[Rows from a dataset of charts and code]
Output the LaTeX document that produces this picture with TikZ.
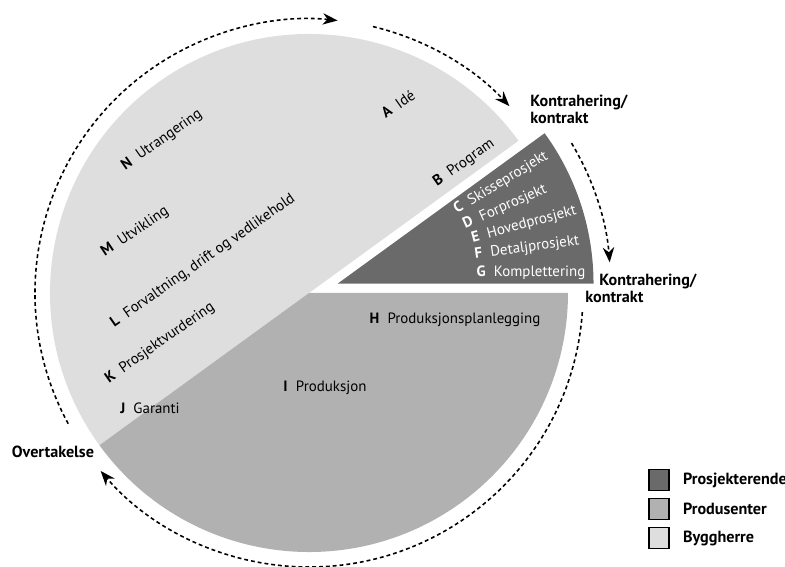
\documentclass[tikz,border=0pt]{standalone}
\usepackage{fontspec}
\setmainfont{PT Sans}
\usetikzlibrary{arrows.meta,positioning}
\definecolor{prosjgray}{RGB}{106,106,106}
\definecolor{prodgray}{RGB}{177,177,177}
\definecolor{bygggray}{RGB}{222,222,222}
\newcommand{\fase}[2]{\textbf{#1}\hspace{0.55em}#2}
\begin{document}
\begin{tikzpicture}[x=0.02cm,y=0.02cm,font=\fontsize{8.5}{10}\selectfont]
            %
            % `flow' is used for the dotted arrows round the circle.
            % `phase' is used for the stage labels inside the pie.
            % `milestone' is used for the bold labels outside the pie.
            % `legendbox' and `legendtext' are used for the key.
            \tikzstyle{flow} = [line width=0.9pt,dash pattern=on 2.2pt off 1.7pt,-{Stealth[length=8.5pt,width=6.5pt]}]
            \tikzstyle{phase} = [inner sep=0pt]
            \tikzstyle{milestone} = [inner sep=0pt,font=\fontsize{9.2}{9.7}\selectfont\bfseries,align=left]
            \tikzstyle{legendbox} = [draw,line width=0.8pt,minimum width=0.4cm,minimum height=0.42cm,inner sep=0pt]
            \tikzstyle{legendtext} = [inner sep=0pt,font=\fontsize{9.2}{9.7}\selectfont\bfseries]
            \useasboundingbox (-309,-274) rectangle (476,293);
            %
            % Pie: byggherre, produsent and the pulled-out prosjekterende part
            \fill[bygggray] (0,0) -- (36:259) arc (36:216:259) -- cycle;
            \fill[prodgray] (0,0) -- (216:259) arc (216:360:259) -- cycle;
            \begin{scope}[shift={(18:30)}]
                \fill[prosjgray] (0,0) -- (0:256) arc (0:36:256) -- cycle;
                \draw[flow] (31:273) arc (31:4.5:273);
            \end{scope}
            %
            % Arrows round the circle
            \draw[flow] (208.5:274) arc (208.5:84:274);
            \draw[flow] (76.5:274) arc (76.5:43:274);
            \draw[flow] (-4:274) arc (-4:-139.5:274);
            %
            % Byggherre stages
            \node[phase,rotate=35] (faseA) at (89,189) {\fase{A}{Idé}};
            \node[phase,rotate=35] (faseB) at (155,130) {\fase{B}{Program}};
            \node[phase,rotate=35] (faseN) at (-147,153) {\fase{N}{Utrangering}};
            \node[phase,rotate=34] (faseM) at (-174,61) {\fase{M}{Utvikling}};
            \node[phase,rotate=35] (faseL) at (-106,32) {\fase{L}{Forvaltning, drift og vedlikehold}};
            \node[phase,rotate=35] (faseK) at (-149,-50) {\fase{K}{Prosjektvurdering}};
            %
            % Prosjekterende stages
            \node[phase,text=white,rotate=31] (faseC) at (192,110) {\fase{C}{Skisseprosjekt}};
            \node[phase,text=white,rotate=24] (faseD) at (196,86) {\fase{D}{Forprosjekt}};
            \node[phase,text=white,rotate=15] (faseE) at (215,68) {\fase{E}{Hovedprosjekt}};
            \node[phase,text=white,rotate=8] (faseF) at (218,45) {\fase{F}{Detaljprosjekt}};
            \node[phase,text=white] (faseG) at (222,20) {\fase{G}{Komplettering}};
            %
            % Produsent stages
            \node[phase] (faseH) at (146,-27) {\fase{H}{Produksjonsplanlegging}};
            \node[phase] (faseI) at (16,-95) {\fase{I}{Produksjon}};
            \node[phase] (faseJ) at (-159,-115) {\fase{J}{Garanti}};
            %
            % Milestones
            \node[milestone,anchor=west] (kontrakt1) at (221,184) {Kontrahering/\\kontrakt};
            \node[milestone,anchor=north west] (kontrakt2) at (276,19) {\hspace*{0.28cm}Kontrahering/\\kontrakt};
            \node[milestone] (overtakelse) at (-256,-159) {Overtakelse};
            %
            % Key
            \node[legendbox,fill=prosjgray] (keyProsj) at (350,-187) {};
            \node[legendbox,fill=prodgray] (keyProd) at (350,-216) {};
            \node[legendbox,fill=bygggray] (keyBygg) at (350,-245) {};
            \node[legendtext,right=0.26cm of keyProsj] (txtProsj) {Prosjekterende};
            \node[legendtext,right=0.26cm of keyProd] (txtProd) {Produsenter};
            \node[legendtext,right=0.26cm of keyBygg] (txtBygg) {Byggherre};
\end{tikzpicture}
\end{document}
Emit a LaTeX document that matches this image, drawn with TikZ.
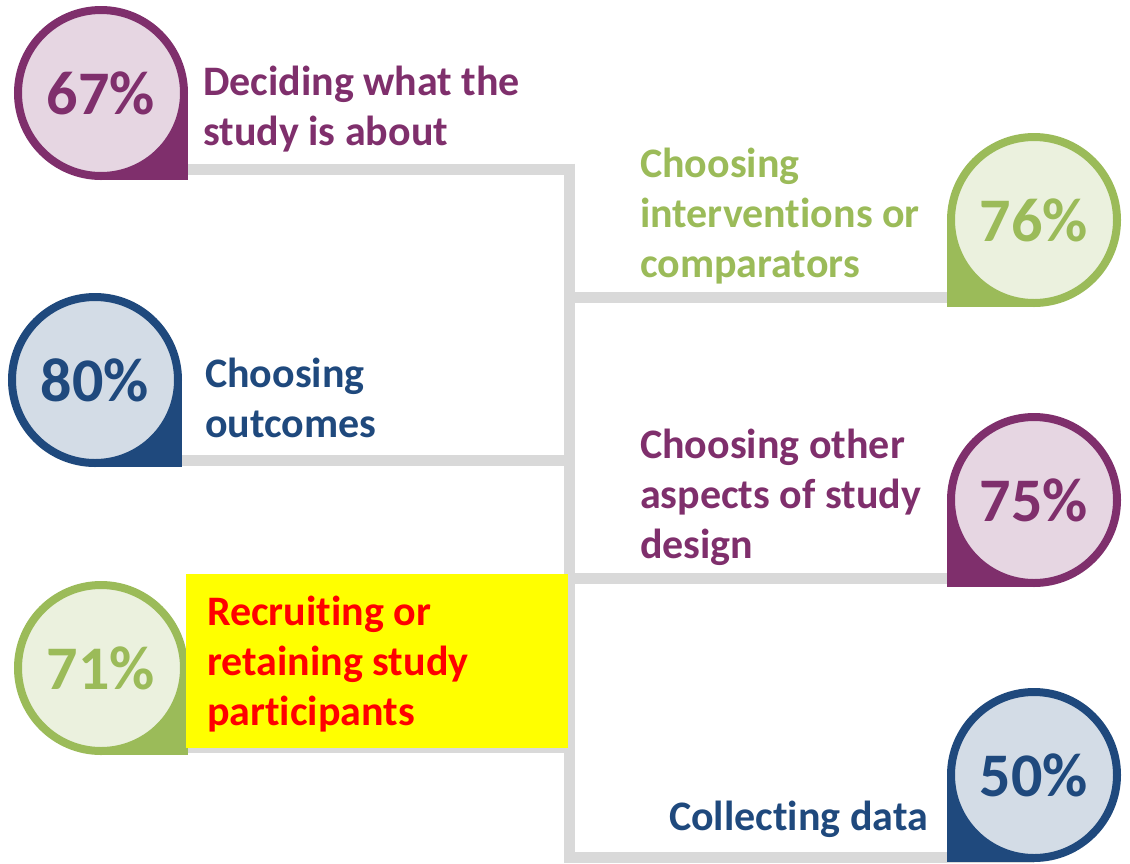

Short task: Retype the data above exactly; pictures are not part of the copy.

Result for this task:
Output the LaTeX document that produces this picture with TikZ.
\documentclass[tikz,border=0pt]{standalone}
\usepackage{fontspec}
\setmainfont{PT Sans}
\usetikzlibrary{arrows.meta,positioning}
\definecolor{prosjgray}{RGB}{106,106,106}
\definecolor{prodgray}{RGB}{177,177,177}
\definecolor{bygggray}{RGB}{222,222,222}
\newcommand{\fase}[2]{\textbf{#1}\hspace{0.55em}#2}
\begin{document}
\begin{tikzpicture}[x=0.02cm,y=0.02cm,font=\fontsize{8.5}{10}\selectfont]
            %
            % `flow' is used for the dotted arrows round the circle.
            % `phase' is used for the stage labels inside the pie.
            % `milestone' is used for the bold labels outside the pie.
            % `legendbox' and `legendtext' are used for the key.
            \tikzstyle{flow} = [line width=0.9pt,dash pattern=on 2.2pt off 1.7pt,-{Stealth[length=8.5pt,width=6.5pt]}]
            \tikzstyle{phase} = [inner sep=0pt]
            \tikzstyle{milestone} = [inner sep=0pt,font=\fontsize{9.2}{9.7}\selectfont\bfseries,align=left]
            \tikzstyle{legendbox} = [draw,line width=0.8pt,minimum width=0.4cm,minimum height=0.42cm,inner sep=0pt]
            \tikzstyle{legendtext} = [inner sep=0pt,font=\fontsize{9.2}{9.7}\selectfont\bfseries]
            \useasboundingbox (-309,-274) rectangle (476,293);
            %
            % Pie: byggherre, produsent and the pulled-out prosjekterende part
            \fill[bygggray] (0,0) -- (36:259) arc (36:216:259) -- cycle;
            \fill[prodgray] (0,0) -- (216:259) arc (216:360:259) -- cycle;
            \begin{scope}[shift={(18:30)}]
                \fill[prosjgray] (0,0) -- (0:256) arc (0:36:256) -- cycle;
                \draw[flow] (31:273) arc (31:4.5:273);
            \end{scope}
            %
            % Arrows round the circle
            \draw[flow] (208.5:274) arc (208.5:84:274);
            \draw[flow] (76.5:274) arc (76.5:43:274);
            \draw[flow] (-4:274) arc (-4:-139.5:274);
            %
            % Byggherre stages
            \node[phase,rotate=35] (faseA) at (89,189) {\fase{A}{Idé}};
            \node[phase,rotate=35] (faseB) at (155,130) {\fase{B}{Program}};
            \node[phase,rotate=35] (faseN) at (-147,153) {\fase{N}{Utrangering}};
            \node[phase,rotate=34] (faseM) at (-174,61) {\fase{M}{Utvikling}};
            \node[phase,rotate=35] (faseL) at (-106,32) {\fase{L}{Forvaltning, drift og vedlikehold}};
            \node[phase,rotate=35] (faseK) at (-149,-50) {\fase{K}{Prosjektvurdering}};
            %
            % Prosjekterende stages
            \node[phase,text=white,rotate=31] (faseC) at (192,110) {\fase{C}{Skisseprosjekt}};
            \node[phase,text=white,rotate=24] (faseD) at (196,86) {\fase{D}{Forprosjekt}};
            \node[phase,text=white,rotate=15] (faseE) at (215,68) {\fase{E}{Hovedprosjekt}};
            \node[phase,text=white,rotate=8] (faseF) at (218,45) {\fase{F}{Detaljprosjekt}};
            \node[phase,text=white] (faseG) at (222,20) {\fase{G}{Komplettering}};
            %
            % Produsent stages
            \node[phase] (faseH) at (146,-27) {\fase{H}{Produksjonsplanlegging}};
            \node[phase] (faseI) at (16,-95) {\fase{I}{Produksjon}};
            \node[phase] (faseJ) at (-159,-115) {\fase{J}{Garanti}};
            %
            % Milestones
            \node[milestone,anchor=west] (kontrakt1) at (221,184) {Kontrahering/\\kontrakt};
            \node[milestone,anchor=north west] (kontrakt2) at (276,19) {\hspace*{0.28cm}Kontrahering/\\kontrakt};
            \node[milestone] (overtakelse) at (-256,-159) {Overtakelse};
            %
            % Key
            \node[legendbox,fill=prosjgray] (keyProsj) at (350,-187) {};
            \node[legendbox,fill=prodgray] (keyProd) at (350,-216) {};
            \node[legendbox,fill=bygggray] (keyBygg) at (350,-245) {};
            \node[legendtext,right=0.26cm of keyProsj] (txtProsj) {Prosjekterende};
            \node[legendtext,right=0.26cm of keyProd] (txtProd) {Produsenter};
            \node[legendtext,right=0.26cm of keyBygg] (txtBygg) {Byggherre};
\end{tikzpicture}
\end{document}
Emit a LaTeX document that matches this image, drawn with TikZ.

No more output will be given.